Peter Drury is a tiresomely pretentious, bombastic blabbermouth who flaps his gums during televised games on ITV.

While the old guard of commentators simply deliver a summary of events on the pitch, Drury takes a very different approach to the job.

Due to an inflated idea of his own importance, Drury feels it is his duty to use his role as a stage to perform his brand of rhetorical prose.

He has an obsession with using alliteration and will always give lists of three characteristics, even where one or more don’t really apply (E.g – Jermain Defoe, the perfect pint-sized package of pace, poise and panache).
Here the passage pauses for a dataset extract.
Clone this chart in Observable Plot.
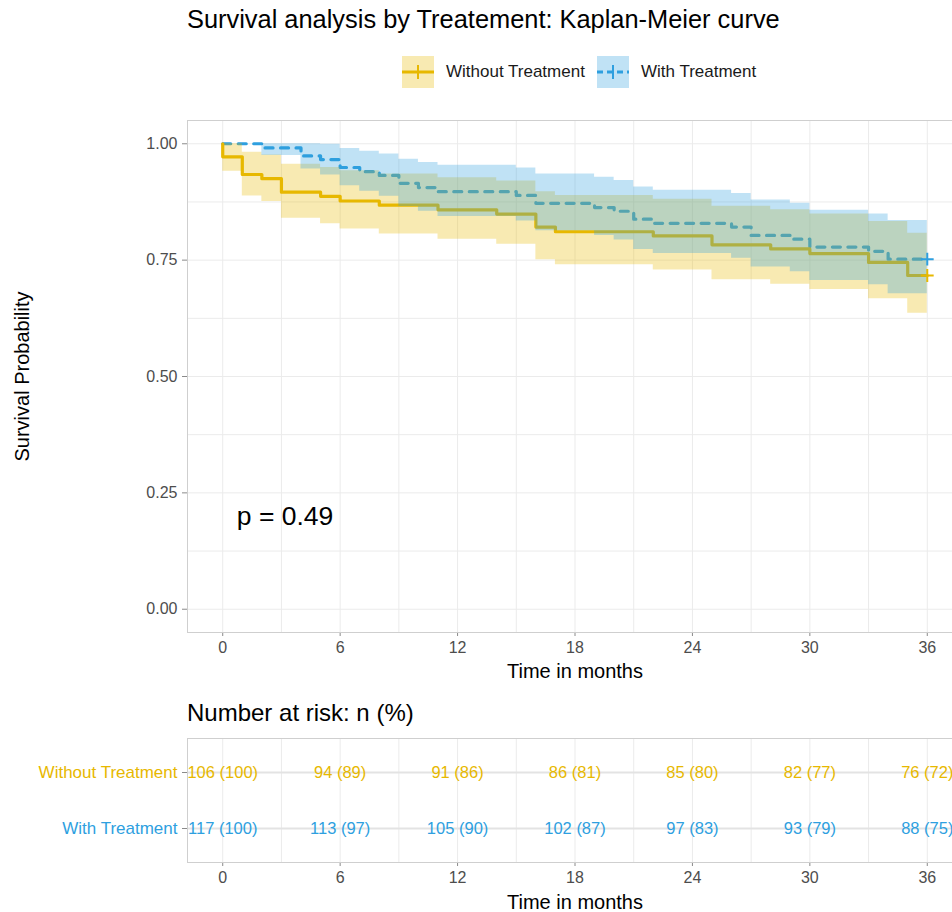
<!DOCTYPE html>
<html>
<head>
<meta charset="utf-8">
<script src="https://cdn.jsdelivr.net/npm/d3@7"></script>
<script src="https://cdn.jsdelivr.net/npm/@observablehq/plot@0.6"></script>
<style>
  body { margin: 0; background: #fff; }
  #wrap { position: relative; width: 952px; height: 912px; overflow: hidden; background: #fff;
          font-family: "Liberation Sans", Arial, sans-serif; }
  .abs { position: absolute; white-space: nowrap; }
</style>
</head>
<body>
<div id="wrap">
  <div class="abs" id="title" style="left:187px;top:7px;font-size:25.4px;line-height:25px;color:#000;">Survival analysis by Treatement: Kaplan-Meier curve</div>
  <div class="abs" id="legend" style="left:0;top:0;"></div>
  <div class="abs" id="main" style="left:0;top:100px;width:980px;"></div>
  <div class="abs" id="risktitle" style="left:187px;top:701px;font-size:24px;line-height:24px;color:#000;">Number at risk: n (%)</div>
  <div class="abs" id="risk" style="left:0;top:730px;width:980px;"></div>
</div>
<script>
// ---------------- data ----------------
const groups = ["Without Treatment", "With Treatment"];
const colors = ["#E7B800", "#2E9FDF"];

// Without Treatment: Kaplan-Meier steps (time in months, survival, 95% CI)
const timeWithout  = [0, 0, 1, 2, 3, 5, 6, 8, 11, 14, 16, 17, 22, 25, 28, 30, 33, 35, 36];
const survWithout  = [1, 0.972, 0.934, 0.925, 0.896, 0.887, 0.877, 0.868, 0.858, 0.849, 0.821, 0.811, 0.802, 0.783, 0.774, 0.764, 0.745, 0.717, 0.717];
const lowerWithout = [1, 0.941, 0.888, 0.876, 0.840, 0.828, 0.817, 0.806, 0.795, 0.784, 0.751, 0.740, 0.729, 0.708, 0.698, 0.687, 0.667, 0.636, 0.636];
const upperWithout = [1, 1, 0.982, 0.976, 0.956, 0.949, 0.942, 0.935, 0.927, 0.920, 0.897, 0.889, 0.881, 0.866, 0.858, 0.849, 0.833, 0.808, 0.808];

// With Treatment
const timeWith  = [0, 2, 4, 5, 6, 7, 8, 9, 10, 11, 15, 16, 19, 20, 21, 22, 26, 27, 29, 30, 33, 34, 36];
const survWith  = [1, 0.991, 0.974, 0.966, 0.949, 0.940, 0.932, 0.915, 0.906, 0.897, 0.889, 0.872, 0.863, 0.855, 0.838, 0.829, 0.821, 0.803, 0.795, 0.778, 0.769, 0.752, 0.752];
const lowerWith = [1, 0.975, 0.946, 0.933, 0.910, 0.898, 0.887, 0.865, 0.855, 0.844, 0.834, 0.813, 0.803, 0.793, 0.773, 0.764, 0.754, 0.735, 0.725, 0.706, 0.697, 0.678, 0.678];
const upperWith = [1, 1, 1, 0.999, 0.990, 0.984, 0.978, 0.967, 0.960, 0.954, 0.948, 0.935, 0.928, 0.921, 0.907, 0.900, 0.893, 0.879, 0.872, 0.857, 0.849, 0.835, 0.835];

// Number at risk table
const riskTimes = [0, 6, 12, 18, 24, 30, 36];
const riskNWithout   = [106, 94, 91, 86, 85, 82, 76];
const riskPctWithout = [100, 89, 86, 81, 80, 77, 72];
const riskNWith      = [117, 113, 105, 102, 97, 93, 88];
const riskPctWith    = [100, 97, 90, 87, 83, 79, 75];

const xTicks = [0, 6, 12, 18, 24, 30, 36];
const yTicks = [0, 0.25, 0.5, 0.75, 1];
const pLabel = "p = 0.49";
const xLabel = "Time in months";
const yLabel = "Survival Probability";

// ---------------- build ----------------
const FONT = '"Liberation Sans", Arial, sans-serif';
const GRID = "#EBEBEB";
const BORDER = "#CFCFCF";
const TICK = "#8A8A8A";
const TXT = "#4D4D4D";
const xDomain = [-1.8, 37.8];
const gridXVals = d3.range(0, 37, 3);
const gridYVals = d3.range(0, 1.0001, 0.125);

const curveWithout = timeWithout.map((t, i) => ({t, s: survWithout[i], lo: lowerWithout[i], hi: upperWithout[i]}));
const curveWith = timeWith.map((t, i) => ({t, s: survWith[i], lo: lowerWith[i], hi: upperWith[i]}));
const ends = [
  {t: timeWithout[timeWithout.length - 1], s: survWithout[survWithout.length - 1], c: colors[0]},
  {t: timeWith[timeWith.length - 1], s: survWith[survWith.length - 1], c: colors[1]}
];

const main = Plot.plot({
  width: 980, height: 592,
  marginLeft: 187, marginRight: 18, marginTop: 20, marginBottom: 60,
  x: {domain: xDomain},
  y: {domain: [-0.05, 1.05]},
  style: {fontFamily: FONT, fontSize: "16px", color: TXT, background: "transparent", overflow: "visible", maxWidth: "none"},
  marks: [
    Plot.gridX(gridXVals, {stroke: GRID, strokeOpacity: 1, strokeWidth: 1}),
    Plot.gridY(gridYVals, {stroke: GRID, strokeOpacity: 1, strokeWidth: 1}),
    Plot.axisX(xTicks, {tickSize: 4, tickPadding: 5, stroke: TICK, fill: TXT, label: null, fontSize: 16}),
    Plot.axisY(yTicks, {tickSize: 5, tickPadding: 5, stroke: TICK, fill: TXT, label: null, fontSize: 16, tickFormat: d3.format(".2f")}),
    Plot.line(curveWith, {x: "t", y: "s", curve: "step-after", stroke: colors[1], strokeWidth: 3.2, strokeDasharray: "8,7.5"}),
    Plot.line(curveWithout, {x: "t", y: "s", curve: "step-after", stroke: colors[0], strokeWidth: 3.2}),
    Plot.areaY(curveWithout, {x: "t", y1: "lo", y2: "hi", curve: "step-after", fill: colors[0], fillOpacity: 0.3}),
    Plot.areaY(curveWith, {x: "t", y1: "lo", y2: "hi", curve: "step-after", fill: colors[1], fillOpacity: 0.3}),
    Plot.dot(ends, {x: "t", y: "s", symbol: "plus", r: 4.2, stroke: "c", strokeWidth: 2}),
    Plot.frame({stroke: BORDER, strokeWidth: 1}),
    Plot.text([pLabel], {x: 0.72, y: 0.2, text: d => d, textAnchor: "start", fontSize: 26.5, fill: "#000"}),
    Plot.text([xLabel], {frameAnchor: "bottom", dy: 39, text: d => d, textAnchor: "middle", lineAnchor: "middle", fontSize: 20, fill: "#000"}),
    Plot.text([yLabel], {frameAnchor: "left", dx: -165, rotate: -90, text: d => d, textAnchor: "middle", lineAnchor: "middle", fontSize: 20, fill: "#000"})
  ]
});
document.getElementById("main").appendChild(main);

const riskWithout = riskTimes.map((t, i) => ({t, g: groups[0], label: `${riskNWithout[i]} (${riskPctWithout[i]})`}));
const riskWith = riskTimes.map((t, i) => ({t, g: groups[1], label: `${riskNWith[i]} (${riskPctWith[i]})`}));

const risk = Plot.plot({
  width: 980, height: 182,
  marginLeft: 187, marginRight: 18, marginTop: 8, marginBottom: 50,
  x: {domain: xDomain},
  y: {type: "point", domain: groups, padding: 0.59},
  style: {fontFamily: FONT, fontSize: "16px", color: TXT, background: "transparent", overflow: "visible", maxWidth: "none"},
  marks: [
    Plot.gridX(gridXVals, {stroke: GRID, strokeOpacity: 1, strokeWidth: 1}),
    Plot.gridY(groups, {stroke: "#E3E3E3", strokeOpacity: 1, strokeWidth: 2}),
    Plot.axisX(xTicks, {tickSize: 4, tickPadding: 5, stroke: TICK, fill: TXT, label: null, fontSize: 16}),
    Plot.axisY(groups, {tickSize: 5, stroke: TICK, label: null, tickFormat: () => ""}),
    Plot.frame({stroke: BORDER, strokeWidth: 1}),
    Plot.text([groups[0]], {y: d => d, text: d => d, frameAnchor: "left", dx: -10, textAnchor: "end", fill: colors[0], fontSize: 17}),
    Plot.text([groups[1]], {y: d => d, text: d => d, frameAnchor: "left", dx: -10, textAnchor: "end", fill: colors[1], fontSize: 17}),
    Plot.text(riskWithout, {x: "t", y: "g", text: "label", fill: colors[0], fontSize: 16.5}),
    Plot.text(riskWith, {x: "t", y: "g", text: "label", fill: colors[1], fontSize: 16.5}),
    Plot.text([xLabel], {frameAnchor: "bottom", dy: 40, text: d => d, textAnchor: "middle", lineAnchor: "middle", fontSize: 20, fill: "#000"})
  ]
});
document.getElementById("risk").appendChild(risk);

// ---------------- legend ----------------
function key(color, dashed) {
  const dash = dashed ? ' stroke-dasharray="6,4"' : '';
  return `<svg width="32" height="32" style="vertical-align:middle">
    <rect x="0" y="0" width="32" height="32" fill="${color}" fill-opacity="0.3"/>
    <line x1="0" x2="32" y1="16" y2="16" stroke="${color}" stroke-width="3"${dash}/>
    <line x1="16" x2="16" y1="9" y2="23" stroke="${color}" stroke-width="2"/>
  </svg>`;
}
const leg = document.getElementById("legend");
const items = [
  {x: 402, label: groups[0], color: colors[0], dashed: false},
  {x: 597, label: groups[1], color: colors[1], dashed: true}
];
items.forEach(it => {
  const k = document.createElement("div");
  k.className = "abs";
  k.style.left = it.x + "px"; k.style.top = "56px";
  k.innerHTML = key(it.color, it.dashed);
  leg.appendChild(k);
  const t = document.createElement("div");
  t.className = "abs";
  t.style.left = (it.x + 44) + "px"; t.style.top = "62px";
  t.style.fontSize = "17px"; t.style.lineHeight = "20px"; t.style.color = "#1a1a1a";
  t.textContent = it.label;
  leg.appendChild(t);
});
</script>
</body>
</html>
As his position at ITV has strengthened, Drury’s commentary has made increasingly infrequent reference to events on the pitch.

During Liverpool’s Group D win over Marseille in the 2004-05 Champions League, Drury took the controversial step of reading Samuel Taylor Coleridge’s Romantic epic ‘The Rime of the Ancient Mariner’ instead of commentating on the game.

While ITV received nearly 600,000 complaints, the channel stuck by the increasingly flight wordsmith, issuing the statement: “you could see what was happening from the pictures, besides it was always going to be 2-1.”

These days Drury usually recites his own haiku poems or sonnets during games and is set to release a philosophical treatise entitled “The things I think during football matches.”

Drury also loves to use contrived lines of prepared commentary and will often refer to a tournament as a ‘party’ in the opening minutes.

When Southend took an early lead against Chelsea in an FA Cup third round replay on Wednesday January 14, 2008, Drury hit a new low. Although there were still 65 minutes to play, Drury had clearly prepared his commentary in the event of a shock and was determined to use it.

Drury: Well I'm not sure if you remember Procol Harum but they were from Southend and some of the Chelsea players look a whiter shade of pale...

Jim Beglin (under his breath): You dreadful twat.

Obviously, Chelsea went on to win the game 4-1.